▶ [Information shown]
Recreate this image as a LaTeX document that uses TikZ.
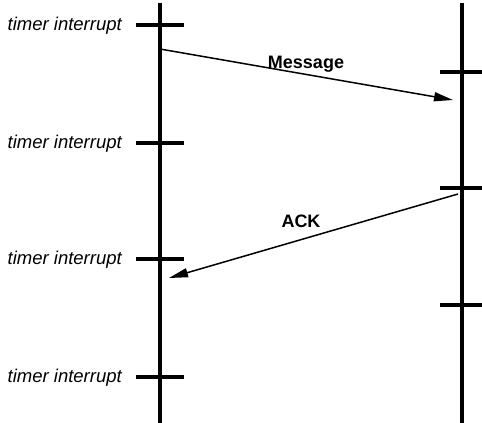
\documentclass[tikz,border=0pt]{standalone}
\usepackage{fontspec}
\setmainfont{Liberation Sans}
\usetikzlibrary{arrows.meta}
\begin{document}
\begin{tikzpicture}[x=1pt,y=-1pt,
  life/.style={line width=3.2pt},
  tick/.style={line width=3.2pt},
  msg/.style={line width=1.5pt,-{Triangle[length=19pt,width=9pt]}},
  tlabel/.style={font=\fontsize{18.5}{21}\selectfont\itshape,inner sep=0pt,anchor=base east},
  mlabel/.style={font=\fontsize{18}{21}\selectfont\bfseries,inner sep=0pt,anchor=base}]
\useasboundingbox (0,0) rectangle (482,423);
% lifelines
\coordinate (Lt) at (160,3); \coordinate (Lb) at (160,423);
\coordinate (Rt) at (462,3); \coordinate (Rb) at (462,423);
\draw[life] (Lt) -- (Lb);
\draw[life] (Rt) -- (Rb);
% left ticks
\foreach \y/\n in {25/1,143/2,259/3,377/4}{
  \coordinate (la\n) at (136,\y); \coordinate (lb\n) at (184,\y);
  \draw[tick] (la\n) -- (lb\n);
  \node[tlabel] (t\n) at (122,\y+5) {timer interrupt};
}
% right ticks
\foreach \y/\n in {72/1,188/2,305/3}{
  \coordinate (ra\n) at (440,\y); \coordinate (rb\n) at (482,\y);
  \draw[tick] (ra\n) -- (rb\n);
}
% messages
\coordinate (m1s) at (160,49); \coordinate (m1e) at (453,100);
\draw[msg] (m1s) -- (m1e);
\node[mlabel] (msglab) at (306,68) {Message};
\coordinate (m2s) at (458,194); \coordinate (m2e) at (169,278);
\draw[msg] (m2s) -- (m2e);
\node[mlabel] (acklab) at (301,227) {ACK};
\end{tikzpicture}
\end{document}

...

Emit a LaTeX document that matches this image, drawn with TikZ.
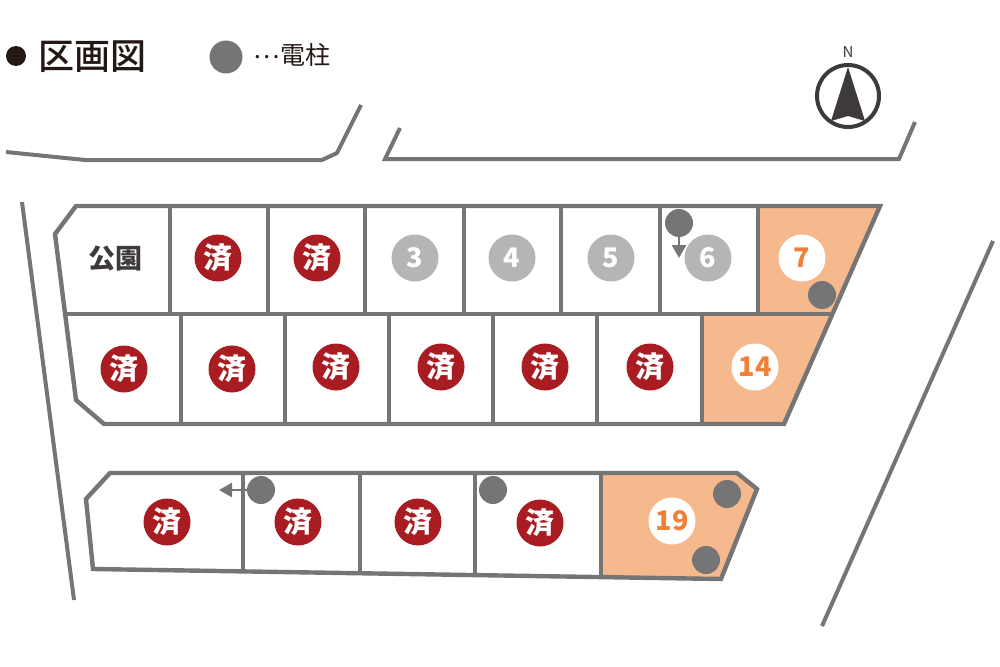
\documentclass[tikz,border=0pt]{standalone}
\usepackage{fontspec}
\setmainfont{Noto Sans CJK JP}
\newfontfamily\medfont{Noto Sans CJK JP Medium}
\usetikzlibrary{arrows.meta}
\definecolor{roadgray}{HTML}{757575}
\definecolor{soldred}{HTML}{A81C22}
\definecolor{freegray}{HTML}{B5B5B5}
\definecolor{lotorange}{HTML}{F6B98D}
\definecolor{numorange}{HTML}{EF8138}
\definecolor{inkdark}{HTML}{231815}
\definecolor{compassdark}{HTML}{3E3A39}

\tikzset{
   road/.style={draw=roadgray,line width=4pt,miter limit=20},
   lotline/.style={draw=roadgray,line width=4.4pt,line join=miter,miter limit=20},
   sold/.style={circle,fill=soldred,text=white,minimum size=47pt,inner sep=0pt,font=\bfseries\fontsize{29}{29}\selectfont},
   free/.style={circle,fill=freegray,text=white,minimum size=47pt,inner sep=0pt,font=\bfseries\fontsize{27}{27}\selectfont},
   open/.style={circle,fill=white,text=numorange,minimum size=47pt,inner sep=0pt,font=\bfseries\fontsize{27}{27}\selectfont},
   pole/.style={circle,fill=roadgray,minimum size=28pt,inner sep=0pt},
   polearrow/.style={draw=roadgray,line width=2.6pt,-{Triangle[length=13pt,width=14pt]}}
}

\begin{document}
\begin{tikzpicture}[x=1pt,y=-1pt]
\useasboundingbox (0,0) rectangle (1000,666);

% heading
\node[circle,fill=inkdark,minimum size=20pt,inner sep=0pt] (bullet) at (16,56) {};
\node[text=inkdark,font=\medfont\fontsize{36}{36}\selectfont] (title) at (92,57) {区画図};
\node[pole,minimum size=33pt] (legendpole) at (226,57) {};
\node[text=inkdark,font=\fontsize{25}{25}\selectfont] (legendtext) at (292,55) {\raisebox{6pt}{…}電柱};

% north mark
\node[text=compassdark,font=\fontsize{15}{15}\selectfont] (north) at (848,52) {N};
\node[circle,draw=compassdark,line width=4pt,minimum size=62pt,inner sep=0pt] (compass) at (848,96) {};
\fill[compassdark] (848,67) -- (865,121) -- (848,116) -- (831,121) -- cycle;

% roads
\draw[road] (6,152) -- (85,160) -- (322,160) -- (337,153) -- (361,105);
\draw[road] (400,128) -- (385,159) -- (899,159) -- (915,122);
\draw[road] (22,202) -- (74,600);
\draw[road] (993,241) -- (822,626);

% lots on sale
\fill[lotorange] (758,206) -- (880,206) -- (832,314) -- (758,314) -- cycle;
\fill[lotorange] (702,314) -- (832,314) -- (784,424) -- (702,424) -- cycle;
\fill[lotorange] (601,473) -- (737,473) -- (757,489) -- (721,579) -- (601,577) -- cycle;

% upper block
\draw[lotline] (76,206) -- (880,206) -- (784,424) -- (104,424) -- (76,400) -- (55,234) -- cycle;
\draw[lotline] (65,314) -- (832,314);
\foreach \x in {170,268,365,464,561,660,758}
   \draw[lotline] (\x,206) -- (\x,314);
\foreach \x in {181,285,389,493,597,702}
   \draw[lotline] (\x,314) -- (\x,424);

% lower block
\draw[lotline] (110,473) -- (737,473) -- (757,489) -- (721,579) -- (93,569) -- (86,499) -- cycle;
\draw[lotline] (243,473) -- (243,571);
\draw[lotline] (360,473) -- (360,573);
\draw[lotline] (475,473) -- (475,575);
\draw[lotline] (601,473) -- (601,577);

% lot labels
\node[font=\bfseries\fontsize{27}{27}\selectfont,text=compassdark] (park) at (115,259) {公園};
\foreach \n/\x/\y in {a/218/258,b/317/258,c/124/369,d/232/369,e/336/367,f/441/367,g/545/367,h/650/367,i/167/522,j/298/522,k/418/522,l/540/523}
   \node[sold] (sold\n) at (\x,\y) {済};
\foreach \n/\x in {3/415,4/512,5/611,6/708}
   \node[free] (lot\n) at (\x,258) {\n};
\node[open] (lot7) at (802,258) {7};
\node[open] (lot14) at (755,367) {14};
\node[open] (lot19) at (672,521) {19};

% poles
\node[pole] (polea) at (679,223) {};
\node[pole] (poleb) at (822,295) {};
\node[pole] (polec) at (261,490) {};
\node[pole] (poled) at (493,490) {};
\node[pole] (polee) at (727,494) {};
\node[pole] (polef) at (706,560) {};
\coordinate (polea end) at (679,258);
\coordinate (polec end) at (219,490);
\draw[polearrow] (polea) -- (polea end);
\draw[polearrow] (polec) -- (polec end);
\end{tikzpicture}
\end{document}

* * *

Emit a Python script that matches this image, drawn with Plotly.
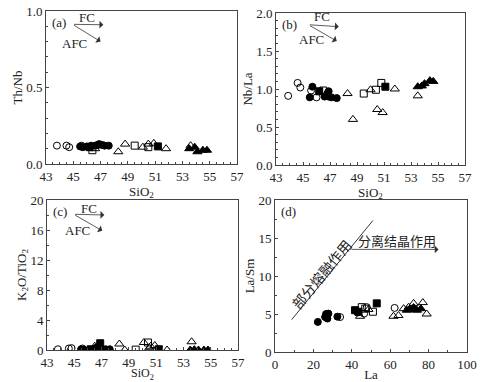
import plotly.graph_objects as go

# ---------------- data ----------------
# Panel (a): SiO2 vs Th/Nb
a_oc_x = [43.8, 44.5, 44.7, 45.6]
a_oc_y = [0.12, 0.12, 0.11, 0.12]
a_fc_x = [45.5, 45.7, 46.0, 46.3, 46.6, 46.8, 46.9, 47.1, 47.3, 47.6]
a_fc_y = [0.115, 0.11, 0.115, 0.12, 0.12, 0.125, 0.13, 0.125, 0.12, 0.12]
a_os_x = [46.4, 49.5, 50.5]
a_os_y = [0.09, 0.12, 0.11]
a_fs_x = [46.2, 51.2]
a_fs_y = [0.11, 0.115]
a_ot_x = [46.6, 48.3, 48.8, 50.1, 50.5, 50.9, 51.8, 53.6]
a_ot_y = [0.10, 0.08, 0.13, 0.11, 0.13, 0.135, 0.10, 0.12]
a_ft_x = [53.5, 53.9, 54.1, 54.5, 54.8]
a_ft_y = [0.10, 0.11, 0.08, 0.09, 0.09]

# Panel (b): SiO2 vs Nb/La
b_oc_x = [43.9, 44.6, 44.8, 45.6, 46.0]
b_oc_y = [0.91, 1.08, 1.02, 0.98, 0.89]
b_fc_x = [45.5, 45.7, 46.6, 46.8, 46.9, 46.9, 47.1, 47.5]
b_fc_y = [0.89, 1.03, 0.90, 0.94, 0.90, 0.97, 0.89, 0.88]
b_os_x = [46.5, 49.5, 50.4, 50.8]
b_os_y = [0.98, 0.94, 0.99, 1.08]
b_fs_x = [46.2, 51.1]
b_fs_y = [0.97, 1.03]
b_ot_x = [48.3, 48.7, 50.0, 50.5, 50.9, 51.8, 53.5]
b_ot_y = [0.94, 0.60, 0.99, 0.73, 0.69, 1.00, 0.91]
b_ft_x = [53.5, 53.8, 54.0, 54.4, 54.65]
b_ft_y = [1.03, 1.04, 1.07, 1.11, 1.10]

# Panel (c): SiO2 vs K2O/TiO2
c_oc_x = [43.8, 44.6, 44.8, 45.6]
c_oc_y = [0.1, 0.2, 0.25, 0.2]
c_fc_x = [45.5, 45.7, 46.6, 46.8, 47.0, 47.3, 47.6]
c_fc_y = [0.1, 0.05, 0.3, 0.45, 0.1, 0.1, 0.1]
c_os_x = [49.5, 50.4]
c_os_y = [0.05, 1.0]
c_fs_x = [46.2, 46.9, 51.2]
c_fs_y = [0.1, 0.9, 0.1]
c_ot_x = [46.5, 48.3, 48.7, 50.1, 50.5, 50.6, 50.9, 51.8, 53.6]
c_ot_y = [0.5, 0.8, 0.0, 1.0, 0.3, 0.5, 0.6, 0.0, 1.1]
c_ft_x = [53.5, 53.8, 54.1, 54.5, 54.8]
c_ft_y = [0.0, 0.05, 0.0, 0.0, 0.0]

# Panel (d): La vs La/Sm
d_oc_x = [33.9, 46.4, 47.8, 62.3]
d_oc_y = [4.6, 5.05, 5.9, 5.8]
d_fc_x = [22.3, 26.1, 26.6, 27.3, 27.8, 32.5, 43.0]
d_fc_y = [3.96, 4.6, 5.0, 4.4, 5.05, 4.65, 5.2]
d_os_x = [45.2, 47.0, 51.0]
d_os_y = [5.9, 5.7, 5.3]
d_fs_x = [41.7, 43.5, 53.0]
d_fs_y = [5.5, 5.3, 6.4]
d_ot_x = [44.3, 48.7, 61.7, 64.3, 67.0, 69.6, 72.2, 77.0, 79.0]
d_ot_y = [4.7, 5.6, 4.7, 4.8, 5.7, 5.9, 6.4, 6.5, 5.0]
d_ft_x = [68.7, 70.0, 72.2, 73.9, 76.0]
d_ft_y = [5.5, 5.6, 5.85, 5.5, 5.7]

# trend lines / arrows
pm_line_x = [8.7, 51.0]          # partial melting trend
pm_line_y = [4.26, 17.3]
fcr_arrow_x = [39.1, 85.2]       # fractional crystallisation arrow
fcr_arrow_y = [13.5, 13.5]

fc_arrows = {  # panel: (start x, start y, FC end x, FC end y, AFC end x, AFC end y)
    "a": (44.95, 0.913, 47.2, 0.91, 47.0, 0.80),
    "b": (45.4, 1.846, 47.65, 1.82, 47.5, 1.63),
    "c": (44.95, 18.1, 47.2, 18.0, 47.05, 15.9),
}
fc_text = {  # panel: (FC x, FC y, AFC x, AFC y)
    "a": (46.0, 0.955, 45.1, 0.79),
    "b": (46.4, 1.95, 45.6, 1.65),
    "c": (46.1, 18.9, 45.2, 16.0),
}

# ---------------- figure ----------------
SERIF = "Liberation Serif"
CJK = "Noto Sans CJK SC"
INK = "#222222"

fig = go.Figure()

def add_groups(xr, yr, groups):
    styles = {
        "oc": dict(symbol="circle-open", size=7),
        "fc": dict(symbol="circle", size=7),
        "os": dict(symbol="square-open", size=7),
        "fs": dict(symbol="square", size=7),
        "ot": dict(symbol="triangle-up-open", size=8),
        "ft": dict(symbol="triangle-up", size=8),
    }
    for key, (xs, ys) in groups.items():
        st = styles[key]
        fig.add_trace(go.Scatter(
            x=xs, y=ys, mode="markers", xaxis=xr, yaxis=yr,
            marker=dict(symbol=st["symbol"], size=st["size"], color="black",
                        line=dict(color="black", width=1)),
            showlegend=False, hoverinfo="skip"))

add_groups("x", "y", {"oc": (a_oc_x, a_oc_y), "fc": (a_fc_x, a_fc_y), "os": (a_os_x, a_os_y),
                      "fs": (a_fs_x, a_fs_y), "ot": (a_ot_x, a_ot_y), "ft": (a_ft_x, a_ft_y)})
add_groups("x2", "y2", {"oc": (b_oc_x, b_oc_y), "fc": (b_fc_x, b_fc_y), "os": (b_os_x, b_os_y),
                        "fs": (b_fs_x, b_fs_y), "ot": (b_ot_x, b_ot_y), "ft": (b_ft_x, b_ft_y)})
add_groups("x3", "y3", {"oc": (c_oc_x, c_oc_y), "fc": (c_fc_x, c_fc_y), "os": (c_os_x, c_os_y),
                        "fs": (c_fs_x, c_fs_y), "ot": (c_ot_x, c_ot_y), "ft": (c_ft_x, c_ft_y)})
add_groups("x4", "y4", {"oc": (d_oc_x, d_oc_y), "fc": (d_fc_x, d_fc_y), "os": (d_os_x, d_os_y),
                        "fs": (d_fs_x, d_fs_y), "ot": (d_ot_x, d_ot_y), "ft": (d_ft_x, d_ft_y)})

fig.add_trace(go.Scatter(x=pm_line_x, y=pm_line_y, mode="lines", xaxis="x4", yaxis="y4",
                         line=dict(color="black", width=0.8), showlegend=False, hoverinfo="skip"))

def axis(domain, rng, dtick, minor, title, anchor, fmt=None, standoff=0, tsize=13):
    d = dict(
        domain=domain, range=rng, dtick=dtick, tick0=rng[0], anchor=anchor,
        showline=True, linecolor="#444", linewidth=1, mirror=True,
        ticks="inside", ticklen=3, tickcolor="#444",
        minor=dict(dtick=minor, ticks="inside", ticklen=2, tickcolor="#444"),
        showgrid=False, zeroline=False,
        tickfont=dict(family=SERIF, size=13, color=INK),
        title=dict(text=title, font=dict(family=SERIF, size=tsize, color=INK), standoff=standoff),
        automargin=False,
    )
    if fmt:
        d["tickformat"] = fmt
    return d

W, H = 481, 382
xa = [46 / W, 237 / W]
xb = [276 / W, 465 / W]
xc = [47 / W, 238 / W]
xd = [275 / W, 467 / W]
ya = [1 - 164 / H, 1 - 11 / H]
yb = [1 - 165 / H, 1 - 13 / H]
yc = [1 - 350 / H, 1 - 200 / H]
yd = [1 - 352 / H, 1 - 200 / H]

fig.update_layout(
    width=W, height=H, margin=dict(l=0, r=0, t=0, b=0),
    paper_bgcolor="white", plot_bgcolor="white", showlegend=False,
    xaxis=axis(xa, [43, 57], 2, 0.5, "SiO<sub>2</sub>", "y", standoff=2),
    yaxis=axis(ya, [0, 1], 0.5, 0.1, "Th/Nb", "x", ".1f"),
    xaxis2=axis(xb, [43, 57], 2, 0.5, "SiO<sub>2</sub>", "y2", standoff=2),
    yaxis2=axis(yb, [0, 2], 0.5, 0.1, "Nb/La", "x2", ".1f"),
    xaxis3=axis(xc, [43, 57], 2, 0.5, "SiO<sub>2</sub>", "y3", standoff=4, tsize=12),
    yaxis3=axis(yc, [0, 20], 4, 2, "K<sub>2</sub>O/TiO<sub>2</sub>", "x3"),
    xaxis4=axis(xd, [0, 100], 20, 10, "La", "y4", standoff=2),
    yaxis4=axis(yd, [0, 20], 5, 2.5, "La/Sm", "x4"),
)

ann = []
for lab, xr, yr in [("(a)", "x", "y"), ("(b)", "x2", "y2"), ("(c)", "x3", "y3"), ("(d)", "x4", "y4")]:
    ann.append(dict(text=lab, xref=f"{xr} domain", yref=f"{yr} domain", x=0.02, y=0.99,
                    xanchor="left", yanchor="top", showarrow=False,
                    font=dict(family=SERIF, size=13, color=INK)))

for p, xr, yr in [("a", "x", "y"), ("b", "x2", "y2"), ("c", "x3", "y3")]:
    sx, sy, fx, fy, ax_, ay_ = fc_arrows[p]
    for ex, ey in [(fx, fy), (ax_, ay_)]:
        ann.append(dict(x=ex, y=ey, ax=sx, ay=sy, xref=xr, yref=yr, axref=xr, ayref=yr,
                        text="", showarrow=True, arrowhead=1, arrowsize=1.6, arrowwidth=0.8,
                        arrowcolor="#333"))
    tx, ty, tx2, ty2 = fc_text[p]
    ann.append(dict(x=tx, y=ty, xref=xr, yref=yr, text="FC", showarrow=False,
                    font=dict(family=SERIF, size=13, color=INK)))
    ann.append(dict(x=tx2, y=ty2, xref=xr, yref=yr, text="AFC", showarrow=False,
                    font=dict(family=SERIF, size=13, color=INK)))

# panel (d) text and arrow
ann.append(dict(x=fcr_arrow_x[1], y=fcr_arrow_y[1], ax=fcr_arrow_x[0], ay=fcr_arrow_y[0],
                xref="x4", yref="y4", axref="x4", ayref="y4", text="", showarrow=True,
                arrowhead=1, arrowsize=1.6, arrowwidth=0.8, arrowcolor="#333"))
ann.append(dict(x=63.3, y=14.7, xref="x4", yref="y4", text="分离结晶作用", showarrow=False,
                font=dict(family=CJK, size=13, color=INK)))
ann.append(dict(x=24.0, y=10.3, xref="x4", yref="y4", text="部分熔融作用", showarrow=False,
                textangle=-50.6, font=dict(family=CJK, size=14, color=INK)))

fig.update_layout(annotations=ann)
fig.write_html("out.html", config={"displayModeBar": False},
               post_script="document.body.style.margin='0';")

▶ [Request]
Go through the records and copy each line with "LaTeX" in it.

▶ [Correct output]
Recreate this image as a LaTeX document that uses TikZ.
Emit a LaTeX document that matches this image, drawn with TikZ.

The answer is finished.